LETTER: Bullet got it wrong on new Meditation Space
We are writing in response to the Sept. 8 front-page story “Students Explore Worship Possibilities on Campus.”
As the co-presidents of the Jewish Student Association (JSA), we felt that many issues needed to be addressed since we were mentioned in the article, along with other organizations, numerous times.
The focus of the article is on the creation of an on-campus chapel and the reactions of students and faculty to the idea of this chapel. We were surprised to find that a chapel was being discussed since Mary Washington has moved forward with a different idea.
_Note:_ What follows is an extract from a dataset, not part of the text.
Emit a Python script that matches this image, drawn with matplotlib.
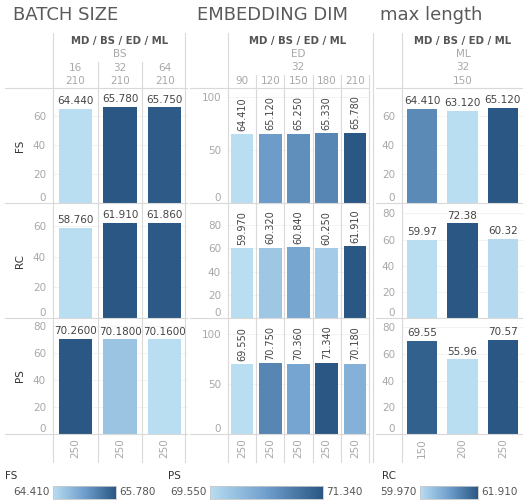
import numpy as np
import matplotlib.pyplot as plt
from matplotlib.colors import LinearSegmentedColormap, Normalize
from matplotlib.lines import Line2D

W, H = 523, 504

# ---- data ----
bs_cols = ["16", "32", "64"]
bs_fs = [64.44, 65.78, 65.75]
bs_rc = [58.76, 61.91, 61.86]
bs_ps = [70.26, 70.18, 70.16]

ed_cols = ["90", "120", "150", "180", "210"]
ed_fs = [64.41, 65.12, 65.25, 65.33, 65.78]
ed_rc = [59.97, 60.32, 60.84, 60.25, 61.91]
ed_ps = [69.55, 70.75, 70.36, 71.34, 70.18]

ml_cols = ["150"]
ml_fs = [64.41, 63.12, 65.12]
ml_rc = [59.97, 72.38, 60.32]
ml_ps = [69.55, 55.96, 70.57]

bs_bottom = ["250", "250", "250"]
ed_bottom = ["250", "250", "250", "250", "250"]
ml_bottom = ["150", "200", "250"]

row_names = ["FS", "RC", "PS"]

cmap = LinearSegmentedColormap.from_list("tab_blue", ["#b9ddf1", "#6f9fcd", "#2a5783"])
LC = "#d9d9d9"
GRAY = "#a8a8a8"

fig = plt.figure(figsize=(W / 100, H / 100), dpi=100)


def fx(x):
    return x / W


def fy(y):
    return 1 - y / H


def hline(x0, x1, y):
    fig.add_artist(Line2D([fx(x0), fx(x1)], [fy(y), fy(y)], transform=fig.transFigure, color=LC, lw=0.8))


def vline(x, y0, y1):
    fig.add_artist(Line2D([fx(x), fx(x)], [fy(y0), fy(y1)], transform=fig.transFigure, color=LC, lw=0.8))


def text(x, y, s, **kw):
    kw.setdefault("ha", "center")
    kw.setdefault("va", "center")
    fig.text(fx(x), fy(y), s, **kw)


rows_px = [(88, 203), (203, 318), (318, 434)]

panels = [
    dict(title="BATCH SIZE", tx=13, left=53, right=187, line_l=5, hx=120,
         sub=["BS"], cols=bs_cols, cols2=["210", "210", "210"],
         data=[bs_fs, bs_rc, bs_ps], bottom=bs_bottom,
         ylims=[79, 75, 86], ticks=[[0, 20, 40, 60], [0, 20, 40, 60], [0, 20, 40, 60, 80]],
         fmts=["{:.3f}", "{:.3f}", "{:.4f}"], rot=0, fs=7.5, bw=0.74),
    dict(title="EMBEDDING DIM", tx=197, left=228, right=369, line_l=190, hx=298,
         sub=["ED", "32"], cols=ed_cols, cols2=None,
         data=[ed_fs, ed_rc, ed_ps], bottom=ed_bottom,
         ylims=[108, 99, 116], ticks=[[0, 50, 100], [0, 20, 40, 60, 80], [0, 50, 100]],
         fmts=["{:.3f}", "{:.3f}", "{:.3f}"], rot=90, fs=7, bw=0.8),
    dict(title="max length", tx=380, left=402, right=523, line_l=376, hx=463,
         sub=["ML", "32"], cols=ml_cols, cols2=None,
         data=[ml_fs, ml_rc, ml_ps], bottom=ml_bottom,
         ylims=[79, 88, 87], ticks=[[0, 20, 40, 60], [0, 20, 40, 60, 80], [0, 20, 40, 60, 80]],
         fmts=["{:.3f}", "{:.2f}", "{:.2f}"], rot=0, fs=7.5, bw=0.75),
]

for p in panels:
    n = len(p["data"][0])
    text(p["tx"], 15, p["title"], ha="left", fontsize=13, color="#5a5a5a")
    text(p["hx"], 41, "MD / BS / ED / ML", fontsize=7.3, fontweight="bold", color="#555555")
    for k, s in enumerate(p["sub"]):
        text(p["hx"], 54 + 13.5 * k, s, fontsize=7.5, color=GRAY)
    colw = (p["right"] - p["left"]) / n
    if p["cols2"] is not None:
        for i in range(n):
            cx = p["left"] + colw * (i + 0.5)
            text(cx, 68, p["cols"][i], fontsize=7.5, color=GRAY)
            text(cx, 81, p["cols2"][i], fontsize=7.5, color=GRAY)
    elif len(p["cols"]) == n:
        for i in range(n):
            cx = p["left"] + colw * (i + 0.5)
            text(cx, 81, p["cols"][i], fontsize=7.5, color=GRAY)
    else:
        text(p["hx"], 81, p["cols"][0], fontsize=7.5, color=GRAY)

    for r, (y0, y1) in enumerate(rows_px):
        vals = p["data"][r]
        ax = fig.add_axes([fx(p["left"]), fy(y1), (p["right"] - p["left"]) / W, (y1 - y0) / H])
        norm = Normalize(min(vals), max(vals))
        ax.bar(range(n), vals, width=p["bw"], color=cmap(norm(vals)))
        ax.set_xlim(-0.5, n - 0.5)
        ax.set_ylim(0, p["ylims"][r])
        ax.set_yticks(p["ticks"][r])
        for s in ax.spines.values():
            s.set_visible(False)
        ax.yaxis.grid(True, color="#f1f1f1", lw=0.6)
        ax.set_axisbelow(True)
        ax.tick_params(axis="y", length=0, labelsize=7.5, labelcolor=GRAY, pad=5)
        ppu = (y1 - y0) / p["ylims"][r]
        labs = ax.get_yticklabels()
        labs[0].set_va("bottom")
        for t, lab in zip(p["ticks"][r], labs):
            if (p["ylims"][r] - t) * ppu < 6:
                lab.set_va("top")
        if r == 2:
            ax.set_xticks(range(n), p["bottom"], rotation=90)
            ax.tick_params(axis="x", length=0, labelsize=7.5, labelcolor=GRAY, pad=3)
        else:
            ax.set_xticks([])
        for i, v in enumerate(vals):
            if p["rot"] == 90:
                ax.annotate(p["fmts"][r].format(v), (i, v), xytext=(0, 2.5), textcoords="offset points",
                            ha="center", va="bottom", rotation=90, fontsize=p["fs"], color="#444444")
            else:
                ax.annotate(p["fmts"][r].format(v), (i, v), xytext=(0, 2), textcoords="offset points",
                            ha="center", va="bottom", fontsize=p["fs"], color="#444444")
        if p is panels[0]:
            text(20, (y0 + y1) / 2, row_names[r], rotation=90, fontsize=7.5, color="#333333")

    # grid lines of the table
    for y in [88, 203, 318, 434]:
        hline(p["line_l"], p["right"], y)
    vline(p["left"], 33, 462)
    for i in range(1, n):
        if p["cols2"] is not None:
            vline(p["left"] + colw * i, 62, 462)
        elif len(p["cols"]) == n:
            vline(p["left"] + colw * i, 75, 462)
    if len(p["cols"]) == n and p["cols2"] is None:
        vline(p["right"], 75, 462)

vline(185, 33, 462)
vline(373, 33, 462)

# ---- colour legends ----
legends = [("FS", ed_fs, 5, 53, 116), ("PS", ed_ps, 168, 210, 323), ("RC", ed_rc, 382, 420, 478)]
for name, vals, lx, c0, c1 in legends:
    text(lx, 476, name, ha="left", fontsize=7.5, color="#333333")
    text(c0 - 3, 492, "{:.3f}".format(min(vals)), ha="right", fontsize=7.5, color="#555555")
    text(c1 + 3, 492, "{:.3f}".format(max(vals)), ha="left", fontsize=7.5, color="#555555")
    cax = fig.add_axes([fx(c0), fy(499), (c1 - c0) / W, 13 / H])
    cax.imshow(np.linspace(0, 1, 256)[None, :], aspect="auto", cmap=cmap)
    cax.set_xticks([])
    cax.set_yticks([])
    for s in cax.spines.values():
        s.set_color("#c8c8c8")
        s.set_linewidth(0.6)

fig.savefig("out.png", dpi=100)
The James Farmer Multicultural Center, with the help of numerous students and organizations, just opened a Meditation Space on the second floor of Hamlet House (one of two white houses behind Westmoreland Residence Hall) on Oct. 15. This room is designed to be a space for individual prayer and meditation for any person of any faith. This has been carefully thought out and many students are excited to have a quiet space to meditate or pray on campus.
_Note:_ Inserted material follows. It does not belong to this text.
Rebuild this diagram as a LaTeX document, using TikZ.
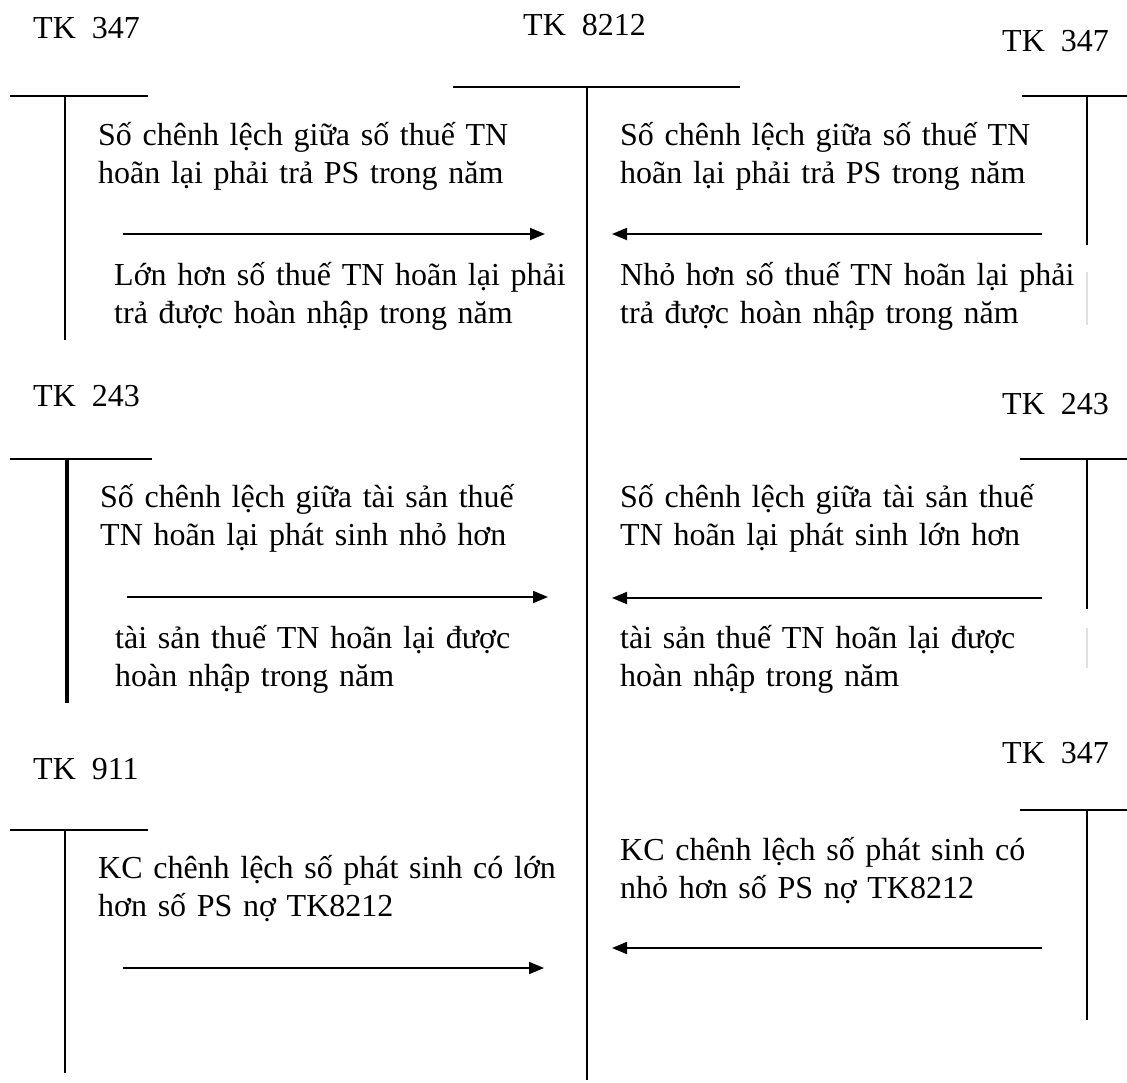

The Meditation Space will not function as a chapel because it exists only for silent individual prayer rather than group prayer. It will also not be called a chapel. The word chapel connotes a Christian place of prayer and therefore would not sound as welcoming as a meditation space. This word would not be appropriate for the multitude of people who are not Christian that plan to pray in an egalitarian spiritual setting.
Another issue that we would like to clarify is the one about the allocation of $4,000 to religious organizations. The article went on to say that the Jewish Student Association received half of the funding from the Office of Student Activities (OSACS) for last year’s Passover Seder, thus taking money away from other religious organizations, which makes a case for a chapel that could “level the playing field.”
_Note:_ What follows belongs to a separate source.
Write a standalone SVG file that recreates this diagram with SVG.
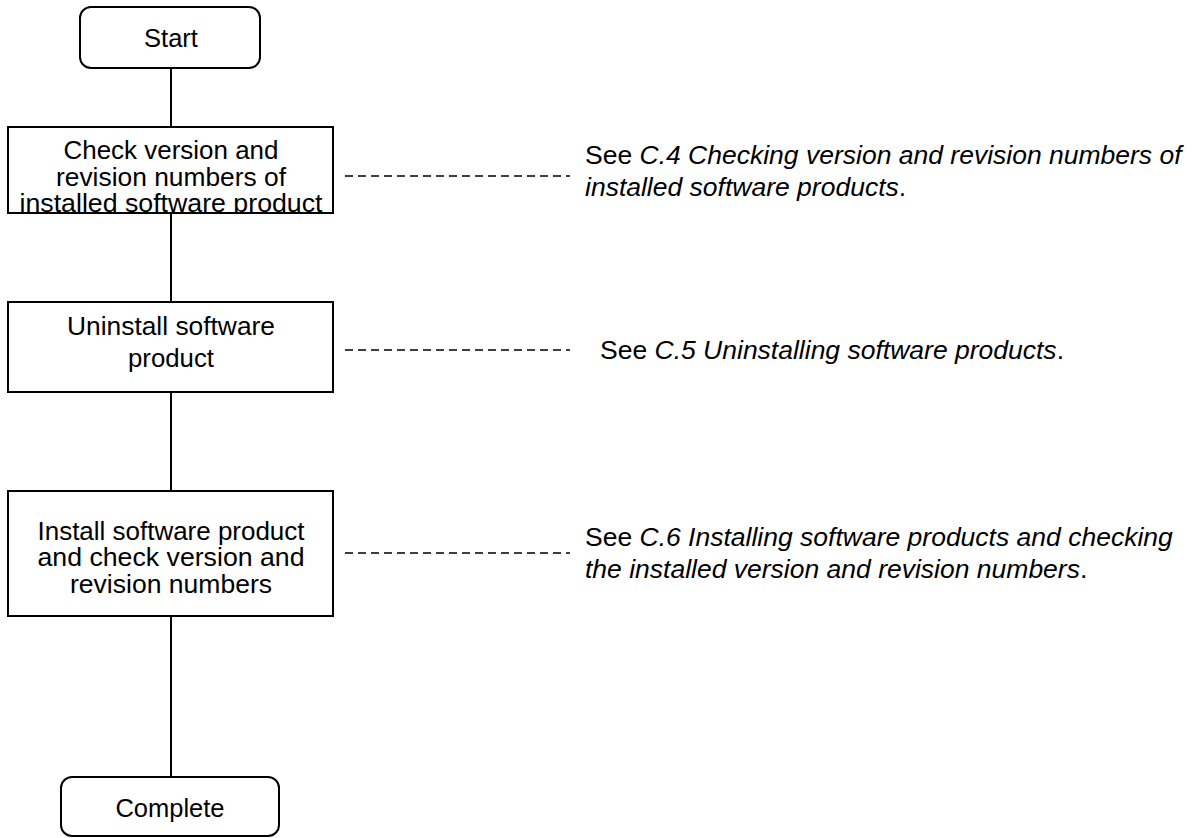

The Office of Student Activities (OSACS) is not in charge of club finances. The Finance Committee distributes money to campus organizations and it cannot legally fund religious organizations. Therefore, it does not have a budget of any amount to give money to religious clubs or events. The JSA did receive $2,000 last year for the Passover Seder, but this is because we, like the Islamic Student Association, are a cultural club. The Passover Seder was a cultural event that was open to the whole campus community with many non-Jews in attendance.
The statement that an “on-campus chapel could level the playing field on issues of funding and scheduling conflicts” in relation to JSA using money for a cultural event seemed to be a bit off-color and unrelated to the main issue at hand. We hope that the Bullet will be more careful with their information and the way that they present it in the future.
Co-presidents of the Jewish Student Association Thalia Halpert Rodis, Senior, and Mandi Solomon, junior.